Então como viver o domingo de carnaval igual a andorinha atravessando o deserto do Saara? Não há brincantes sassaricando pelas ruas, nem mil palhaços no salão. E se fosse sincera, a colombina Aurora faria “home micareta”. Assim evitaria a turma do funil, o empréstimo evitável e ainda guardava um dinheiro aí. Além disso, todos sabem que a galera do Zé Pereira não usa máscara negra e pode facilitar a transmissão do vírus.
Carnaval com pandemia não tem abre alas nem mamãe eu quero. O melhor neste momento é ficar em casa. Você pode até pensar que cachaça é água, que água lava tudo e, portanto, as águas vão rolar. É da rima, mas quem sabe, sabe. O cordão do bola preta ficará na porta da Colombo, e não sairá. A mulata bossa nova também ficará em casa e não haverá linda morena no bloco do sujo. E não adianta dizer: eu fiz tudo pra você gostar de mim ou é com esse que eu vou. Ela sabe que o risco não compensa e que há muito pierrô apaixonado por aí. Está chegando a hora da vacina, sim. Mas a vacinação está em cadência de valsa e é melhor prevenir, resistir um pouco mais e garantir a vida de todos. Se é para ficar todo mundo de ressaca, que seja ressaca de beijos e de abraços.

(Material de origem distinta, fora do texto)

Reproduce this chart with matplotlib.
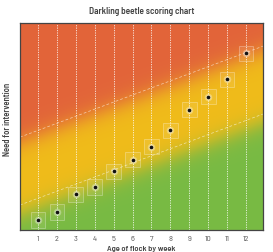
import numpy as np
import matplotlib
matplotlib.use("Agg")
import matplotlib.pyplot as plt
from matplotlib.patches import Rectangle

# ---- data ----
weeks = [1, 2, 3, 4, 5, 6, 7, 8, 9, 10, 11, 12]
need_scores = [0.48, 0.87, 1.72, 2.08, 2.84, 3.40, 4.02, 4.82, 5.81, 6.44, 7.28, 8.54]
tick_labels = ["1", "2", "3", "4", "5", "6", "7", "8", "9", "10", "11", "12"]
# zone boundary lines: (intercept at x=0, slope)
upper_line = (4.47, 0.342)
lower_line = (1.19, 0.342)

title = "Darkling beetle scoring chart"
xlabel = "Age of flock by week"
ylabel = "Need for intervention"

FONT = ["Barlow Semi Condensed", "DejaVu Sans"]
XMIN, XMAX, YMIN, YMAX = 0.05, 12.9, 0.0, 10.0

fig = plt.figure(figsize=(2.73, 2.53), dpi=100)
ax = fig.add_axes([20 / 273, 1 - 231 / 253, 243 / 273, 207 / 253])

# ---- background gradient ----
nx, ny = 400, 340
xs = np.linspace(XMIN, XMAX, nx)
ys = np.linspace(YMIN, YMAX, ny)
X, Y = np.meshgrid(xs, ys)
red = np.array([226, 100, 58]) / 255
yellow = np.array([240, 188, 26]) / 255
green = np.array([120, 186, 68]) / 255
yu = upper_line[0] + upper_line[1] * X
yl = lower_line[0] + lower_line[1] * X
wr = 1 / (1 + np.exp(-(Y - (yu - 0.25)) / 0.3))
wg = 1 / (1 + np.exp(-((yl - 0.45) - Y) / 0.3))
img = yellow[None, None, :] * np.ones((ny, nx, 3))
img = img * (1 - wr[..., None]) + red[None, None, :] * wr[..., None]
img = img * (1 - wg[..., None]) + green[None, None, :] * wg[..., None]
ax.imshow(img, extent=[XMIN, XMAX, YMIN, YMAX], origin="lower", aspect="auto", zorder=0)

# zone boundary dashed lines
lx = np.array([XMIN, XMAX])
for b0, b1 in (upper_line, lower_line):
    ax.plot(lx, b0 + b1 * lx, color="white", lw=0.5, ls=(0, (4, 3)), alpha=0.6, zorder=1)

# vertical dotted week lines
for w in weeks:
    ax.axvline(w, color="white", lw=0.7, ls=(0, (1.3, 1.2)), alpha=0.75, zorder=2)

# boxes around points
bw, bh = 0.78, 0.74
for w, v in zip(weeks, need_scores):
    ax.add_patch(Rectangle((w - bw / 2, v - bh / 2), bw, bh, facecolor=(1, 1, 1, 0.08),
                           edgecolor=(1, 1, 1, 0.4), lw=0.5, zorder=3))

# glow and points
ax.scatter(weeks, need_scores, s=30, color="white", alpha=0.3, lw=0, zorder=4)
ax.scatter(weeks, need_scores, s=14, color="white", alpha=0.4, lw=0, zorder=4)
ax.scatter(weeks, need_scores, s=7, color="#111111", lw=0, zorder=5)

ax.set_xlim(XMIN, XMAX)
ax.set_ylim(YMIN, YMAX)
ax.set_xticks(weeks)
ax.set_xticklabels(tick_labels, fontsize=6, color="#555555", family=FONT)
ax.tick_params(axis="x", length=0, pad=3.5)
ax.set_yticks([])
for s in ax.spines.values():
    s.set_color("#444444")
    s.set_linewidth(0.9)

fig.text(0.5 * (20 + 263) / 273, 1 - 12 / 253, title, ha="center", va="center",
         fontsize=6.7, fontweight=600, color="#444444", family=FONT)
fig.text(0.5 * (20 + 263) / 273, 1 - 249 / 253, xlabel, ha="center", va="center",
         fontsize=6, fontweight=600, color="#444444", family=FONT)
fig.text(8 / 273, 1 - 119 / 253, ylabel, ha="center", va="center", rotation=90,
         fontsize=6.2, fontweight=600, color="#444444", family=FONT)

fig.savefig("out.png", dpi=100)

O domingo e o carnaval vão passando lentamente em ritmo de preguiça. Na ponta leste do horizonte a madrugada apresenta a sua comissão de frente. Do outro lado, a lua dos namorados não vai para Maracangalha e permanece inteira no céu. Abro a janela na triste madrugada e vejo a jardineira apressada para buscar o pão. Percebo então a visita daquela velha saudade insistente de tantos carnavais passados. Impossível desfazer o aperto no compasso do coração e cheio de sentimentos conflitantes, tomara que chova três dias sem parar.
De súbito, a luz difusa da madrugada de segunda-feira reflete a imagem emoldurada sob a bandeira branca. É a minha Maria bonita que, por certo, ainda dorme. Fizemos tantos planos, partilhamos tantos sonhos. Este ano seria o nosso carnaval. Mas aí veio a pandemia e mudou tudo. Precisamos reajustar o passo e entrar no compasso, afinal ainda é carnaval. Por fim, ficamos assim: ela de lá e eu de cá até quarta-feira, porque hoje, meu bem, nós vamos brincar separados.